DATA FOR PROCESSING —
..............................
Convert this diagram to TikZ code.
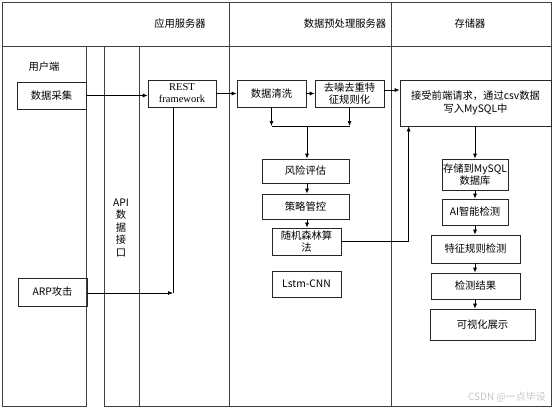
\documentclass[tikz,border=0pt]{standalone}
\usepackage{fontspec}
\setmainfont{Noto Sans CJK SC}
\newfontfamily\restfont{Liberation Serif}
\usetikzlibrary{arrows.meta,calc}

\begin{document}
\begin{tikzpicture}[x=1pt,y=-1pt,
    lane/.style={draw=black!75,line width=0.7pt},
    lbl/.style={font=\fontsize{10.3}{12.5}\selectfont},
    box/.style={draw=black!85,line width=0.7pt,align=center,inner sep=1pt,font=\fontsize{10.3}{12.5}\selectfont},
    arr/.style={-{Latex[length=5pt,width=4pt]},line width=0.7pt}]
    \useasboundingbox (0,0) rectangle (553,409);
    % header row and swimlanes
    \draw[lane] (2,2) rectangle (551,46);
    \draw[lane] (229,2) -- (229,46) (391,2) -- (391,46);
    \draw[lane] (2,46) rectangle (86,406);
    \draw[lane] (104,46) rectangle (229,406);
    \draw[lane] (104,46) rectangle (139,406);
    \draw[lane] (229,46) rectangle (391,406);
    \draw[lane] (391,46) rectangle (551,406);
    \node[lbl] (hApp) at (180,24) {应用服务器};
    \node[lbl] (hPre) at (345,24) {数据预处理服务器};
    \node[lbl] (hStore) at (470,24) {存储器};
    \node[lbl] (hUser) at (44,67) {用户端};
    \node[lbl,align=center] (api) at (121,228) {API\\数\\据\\接\\口};

    % user side
    \node[box,minimum width=69pt,minimum height=27pt] (caiji) at (51.5,95.5) {数据采集};
    \node[box,minimum width=69pt,minimum height=28pt] (arp) at (52.5,292) {ARP攻击};
    % app server
    \node[box,minimum width=68pt,minimum height=27pt,font=\fontsize{10.5}{12}\selectfont] (rest) at (182,93.5) {\restfont REST\\\restfont framework};
    % preprocessing
    \node[box,minimum width=69pt,minimum height=27pt] (qingxi) at (271.5,93.5) {数据清洗};
    \node[box,minimum width=69pt,minimum height=27pt] (quzao) at (349.5,93.5) {去噪去重特\\征规则化};
    \node[box,minimum width=87pt,minimum height=24pt] (fengxian) at (305.5,171) {风险评估};
    \node[box,minimum width=87pt,minimum height=25pt] (celue) at (305.5,206.5) {策略管控};
    \node[box,minimum width=69pt,minimum height=27pt] (senlin) at (306.5,241.5) {随机森林算\\法};
    \node[box,minimum width=69pt,minimum height=26pt] (lstm) at (306.5,284) {Lstm-CNN};
    % storage
    \node[box,minimum width=151pt,minimum height=46pt] (jieshou) at (475.5,103) {接受前端请求，通过csv数据\\写入MySQL中};
    \node[box,minimum width=66pt,minimum height=31pt] (cunchu) at (475,174.5) {存储到MySQL\\数据库};
    \node[box,minimum width=66pt,minimum height=26pt] (ai) at (475,212) {AI智能检测};
    \node[box,minimum width=89pt,minimum height=28pt] (tezheng) at (475.5,249) {特征规则检测};
    \node[box,minimum width=89pt,minimum height=26pt] (jieguo) at (475.5,286) {检测结果};
    \node[box,minimum width=105pt,minimum height=31pt] (keshi) at (482.5,324.5) {可视化展示};
    \node[text=black!22,font=\fontsize{10}{12}\selectfont] (wm) at (507,397) {CSDN @一点毕设};

    % connectors
    \coordinate (hub) at (307,126);
    \coordinate (tap) at (173,293);
    \draw[arr] (caiji.east) -- (caiji.east -| rest.west);
    \draw[arr] (rest) -- (qingxi);
    \draw[arr] (qingxi) -- (quzao);
    \draw[arr] ([yshift=3.5pt]quzao.east) -- ([yshift=3.5pt]quzao.east -| jieshou.west);
    \draw[arr] (qingxi.south) -- (qingxi.south |- hub);
    \draw[arr] (quzao.south) -- (quzao.south |- hub);
    \draw (qingxi.south |- hub) -- (quzao.south |- hub);
    \draw[arr] (hub) -- (hub |- fengxian.north);
    \draw[arr] (fengxian.south -| hub) -- (hub |- celue.north);
    \draw[arr] (celue.south -| hub) -- (hub |- senlin.north);
    \draw[arr] (senlin.east) -| ([xshift=9pt]jieshou.south west);
    \draw ([xshift=-9pt]rest.south) -- (tap);
    \draw[arr] (arp.east |- tap) -- (tap);
    \draw[arr] (jieshou.south -| cunchu) -- (cunchu.north);
    \draw[arr] (cunchu) -- (ai);
    \draw[arr] (ai.south) -- (ai.south |- tezheng.north);
    \draw[arr] (tezheng.south -| ai) -- (ai |- jieguo.north);
    \draw[arr] (jieguo.south -| ai) -- (ai |- keshi.north);
\end{tikzpicture}
\end{document}
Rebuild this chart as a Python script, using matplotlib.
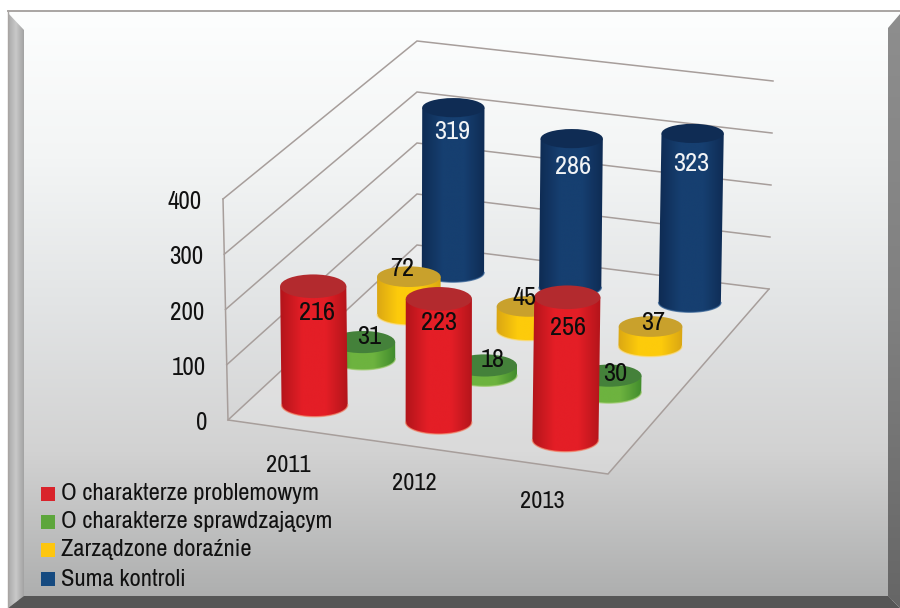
#!/usr/bin/env python3
"""Cylinder chart of controls per year, drawn in 2D through a small perspective helper."""

import matplotlib
matplotlib.use("Agg")
import matplotlib.pyplot as plt
import numpy as np
from matplotlib.colors import LinearSegmentedColormap
from matplotlib.patches import Ellipse, Polygon, Rectangle

years = ["2011", "2012", "2013"]
series_names = [
    "O charakterze problemowym",
    "O charakterze sprawdzającym",
    "Zarządzone doraźnie",
    "Suma kontroli",
]
problemowe = [216, 223, 256]
sprawdzajace = [31, 18, 30]
dorazne = [72, 45, 37]
suma = [319, 286, 323]
y_ticks = [0, 100, 200, 300, 400]

all_series = [problemowe, sprawdzajace, dorazne, suma]

# edge, body, top, legend, base rim
series_colors = [
    ("#b0141a", "#e41e26", "#b32a2e", "#d9232b", "#f28a6c"),
    ("#3f8a2c", "#6db33f", "#44813a", "#5da63c", "#9ccb6a"),
    ("#d9a514", "#fdcb0b", "#c9a12c", "#fdc60f", "#fbdc80"),
    ("#0e2a52", "#163f70", "#0f2c54", "#154a80", "#2b5a90"),
]

# label nudges from the cylinder top, per series then year
label_dx = [[4, 0, 1], [6, 8, 6], [-7, -4, 3], [-1, 1, -1]]
label_dy = [[26, 24, 30], [-6, -6, -2], [-8, -9, -4], [24, 28, 30]]

FONT = ["Archivo Narrow", "Barlow Semi Condensed", "Liberation Sans", "DejaVu Sans"]
Z_MAX = 400.0

# chart box corners in picture pixels: front-left, front-right, back-right, back-left
FLOOR = [(228, 420), (608, 474), (769, 289), (417, 245)]
CEILING = [(223, 199), (612, 248), (773, 81), (417, 41)]


def _homography(corners):
    unit = [(0, 0), (1, 0), (1, 1), (0, 1)]
    a, b = [], []
    for (u, v), (x, y) in zip(unit, corners):
        a.append([u, v, 1, 0, 0, 0, -u * x, -v * x])
        a.append([0, 0, 0, u, v, 1, -u * y, -v * y])
        b.extend([x, y])
    return np.append(np.linalg.solve(np.array(a, float), np.array(b, float)), 1).reshape(3, 3)


H_FLOOR = _homography(FLOOR)
H_CEILING = _homography(CEILING)


def project(u, v, z):
    """Map box position (u across, v into depth, z value) to picture pixels."""
    p = np.array([u, v, 1.0])
    f = H_FLOOR @ p
    c = H_CEILING @ p
    f = f[:2] / f[2]
    c = c[:2] / c[2]
    return f + (c - f) * (z / Z_MAX)


def _gradient(ax, stops, extent, horizontal=False, clip=None, zorder=1):
    cmap = LinearSegmentedColormap.from_list("g", stops)
    ramp = np.linspace(0, 1, 256)
    ramp = ramp[None, :] if horizontal else ramp[:, None]
    im = ax.imshow(ramp, cmap=cmap, extent=extent, aspect="auto", zorder=zorder,
                   interpolation="bilinear", origin="upper")
    if clip is not None:
        im.set_clip_path(clip)
    return im


def draw_cylinder(ax, u, v, value, colors, zorder):
    edge, body, top_col, _, rim = colors
    base = project(u, v, 0)
    top = project(u, v, value)
    rx = 33.4 - 2.6 * v
    ry = 12.2 - 3.0 * v

    t = np.linspace(np.pi, 0, 60)
    lower = np.column_stack([base[0] + rx * np.cos(t), base[1] + ry * np.sin(t)])
    verts = np.vstack([[top[0] - rx, top[1]], lower, [top[0] + rx, top[1]], [top[0] - rx, top[1]]])
    patch = Polygon(verts, closed=True, facecolor="none", edgecolor="none", zorder=zorder)
    ax.add_patch(patch)

    x0, x1 = min(base[0], top[0]) - rx - 1, max(base[0], top[0]) + rx + 1
    _gradient(ax, [edge, body, body, edge], (x0, x1, base[1] + ry + 1, top[1]),
              horizontal=True, clip=patch, zorder=zorder)

    ax.plot(lower[:, 0], lower[:, 1], color=rim, lw=1.0, alpha=0.7, zorder=zorder + 0.1)
    ax.add_patch(Ellipse(top, 2 * rx, 2 * ry, facecolor=top_col, edgecolor="none", zorder=zorder + 0.2))


fig = plt.figure(figsize=(9, 6.08), dpi=100)
ax = fig.add_axes([0, 0, 1, 1])
ax.set_xlim(0, 900)
ax.set_ylim(608, 0)
ax.axis("off")

# panel background and bevelled frame
panel = Rectangle((8, 11), 892, 597, facecolor="none", edgecolor="none")
ax.add_patch(panel)
_gradient(ax, ["#fdfefe", "#f3f5f5", "#e2e4e5", "#d2d2d2", "#adaeae"], (8, 900, 600, 11), clip=panel, zorder=0)
left_bevel = Polygon([(8, 13), (24, 30), (24, 596), (8, 608)], closed=True, facecolor="none", edgecolor="none")
ax.add_patch(left_bevel)
_gradient(ax, ["#a9a9a9", "#c9c9c9", "#a2a2a2"], (8, 24, 608, 11), horizontal=True, clip=left_bevel, zorder=0.5)
right_bevel = Polygon([(888, 28), (900, 14), (900, 608), (888, 596)], closed=True, facecolor="none", edgecolor="none")
ax.add_patch(right_bevel)
_gradient(ax, ["#8e8e8e", "#808080", "#666666"], (888, 900, 608, 11), clip=right_bevel, zorder=0.5)
ax.add_patch(Polygon([(8, 608), (24, 596), (888, 596), (900, 608)], closed=True, facecolor="#565656", edgecolor="none", zorder=0.6))
ax.plot([8, 900], [11, 11], color="#a9a5a3", lw=1.4, zorder=0.7)
ax.plot([8, 8], [11, 608], color="#a9a5a3", lw=1.0, zorder=0.7)

# floor and grid
ax.add_patch(Polygon(FLOOR, closed=True, facecolor="white", edgecolor="none", alpha=0.18, zorder=0.8))
grid_kw = dict(color="#a79e9b", lw=1.1, zorder=0.9, solid_joinstyle="miter")
for tick in y_ticks:
    pts = np.array([project(0, 0, tick), project(0, 1, tick), project(1, 1, tick)])
    ax.plot(pts[:, 0], pts[:, 1], **grid_kw)
    ax.text(pts[0, 0] - 21, pts[0, 1] + 2.5, str(tick), ha="right", va="center",
            fontsize=18, family=FONT, color="#111111", zorder=5)
edge_pts = np.array([project(0, 0, Z_MAX), project(0, 0, 0), project(1, 0, 0), project(1, 1, 0)])
ax.plot(edge_pts[:, 0], edge_pts[:, 1], **grid_kw)

# cylinders, back row first so nearer ones overlap
n_years = len(years)
n_series = len(all_series)
for j in reversed(range(n_series)):
    v = (j + 0.5) / n_series
    for i in range(n_years):
        u = (i + 0.5) / n_years
        draw_cylinder(ax, u, v, all_series[j][i], series_colors[j], zorder=2 + (n_series - j))

# value labels on top of everything
for j in range(n_series):
    v = (j + 0.5) / n_series
    for i in range(n_years):
        u = (i + 0.5) / n_years
        x, y = project(u, v, all_series[j][i])
        ax.text(x + label_dx[j][i], y + label_dy[j][i], str(all_series[j][i]), ha="center", va="center",
                fontsize=19, family=FONT, color="#f2f4f6" if j == 3 else "#0d0d0d", zorder=10)

# year labels under the front edge
for i, year in enumerate(years):
    x, y = project((i + 0.5) / n_years, 0, 0)
    ax.text(x - 1, y + 36.5, year, ha="center", va="center", fontsize=17.5, family=FONT, color="#111111", zorder=5)

# legend
legend_y = [494, 522, 550, 579]
for name, colors, ly in zip(series_names, series_colors, legend_y):
    ax.add_patch(Rectangle((41, ly - 7), 13.5, 14, facecolor=colors[3], edgecolor="none", zorder=5))
    ax.text(61, ly, name, ha="left", va="center", fontsize=17.7, family=FONT, color="#111111", zorder=5)

fig.savefig("out.png", dpi=100)
plt.close(fig)
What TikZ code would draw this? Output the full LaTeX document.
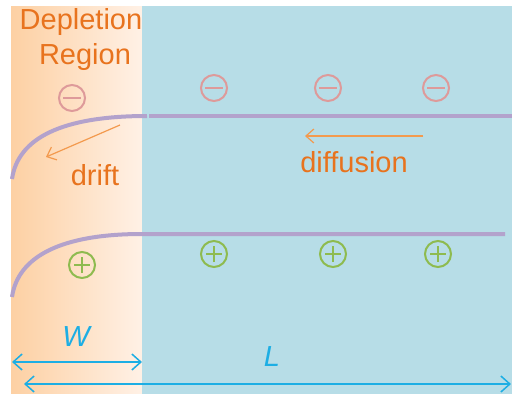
..............................
THE TASK —
What lines above run from the one with "Rebuild this chart" to the one with "return f + (c - f) * (z / Z_MAX)"? Give them again exactly, ends included, and leave the pictures out.

TASK RESULT —
Rebuild this chart as a Python script, using matplotlib.
#!/usr/bin/env python3
"""Cylinder chart of controls per year, drawn in 2D through a small perspective helper."""

import matplotlib
matplotlib.use("Agg")
import matplotlib.pyplot as plt
import numpy as np
from matplotlib.colors import LinearSegmentedColormap
from matplotlib.patches import Ellipse, Polygon, Rectangle

years = ["2011", "2012", "2013"]
series_names = [
    "O charakterze problemowym",
    "O charakterze sprawdzającym",
    "Zarządzone doraźnie",
    "Suma kontroli",
]
problemowe = [216, 223, 256]
sprawdzajace = [31, 18, 30]
dorazne = [72, 45, 37]
suma = [319, 286, 323]
y_ticks = [0, 100, 200, 300, 400]

all_series = [problemowe, sprawdzajace, dorazne, suma]

# edge, body, top, legend, base rim
series_colors = [
    ("#b0141a", "#e41e26", "#b32a2e", "#d9232b", "#f28a6c"),
    ("#3f8a2c", "#6db33f", "#44813a", "#5da63c", "#9ccb6a"),
    ("#d9a514", "#fdcb0b", "#c9a12c", "#fdc60f", "#fbdc80"),
    ("#0e2a52", "#163f70", "#0f2c54", "#154a80", "#2b5a90"),
]

# label nudges from the cylinder top, per series then year
label_dx = [[4, 0, 1], [6, 8, 6], [-7, -4, 3], [-1, 1, -1]]
label_dy = [[26, 24, 30], [-6, -6, -2], [-8, -9, -4], [24, 28, 30]]

FONT = ["Archivo Narrow", "Barlow Semi Condensed", "Liberation Sans", "DejaVu Sans"]
Z_MAX = 400.0

# chart box corners in picture pixels: front-left, front-right, back-right, back-left
FLOOR = [(228, 420), (608, 474), (769, 289), (417, 245)]
CEILING = [(223, 199), (612, 248), (773, 81), (417, 41)]


def _homography(corners):
    unit = [(0, 0), (1, 0), (1, 1), (0, 1)]
    a, b = [], []
    for (u, v), (x, y) in zip(unit, corners):
        a.append([u, v, 1, 0, 0, 0, -u * x, -v * x])
        a.append([0, 0, 0, u, v, 1, -u * y, -v * y])
        b.extend([x, y])
    return np.append(np.linalg.solve(np.array(a, float), np.array(b, float)), 1).reshape(3, 3)


H_FLOOR = _homography(FLOOR)
H_CEILING = _homography(CEILING)


def project(u, v, z):
    """Map box position (u across, v into depth, z value) to picture pixels."""
    p = np.array([u, v, 1.0])
    f = H_FLOOR @ p
    c = H_CEILING @ p
    f = f[:2] / f[2]
    c = c[:2] / c[2]
    return f + (c - f) * (z / Z_MAX)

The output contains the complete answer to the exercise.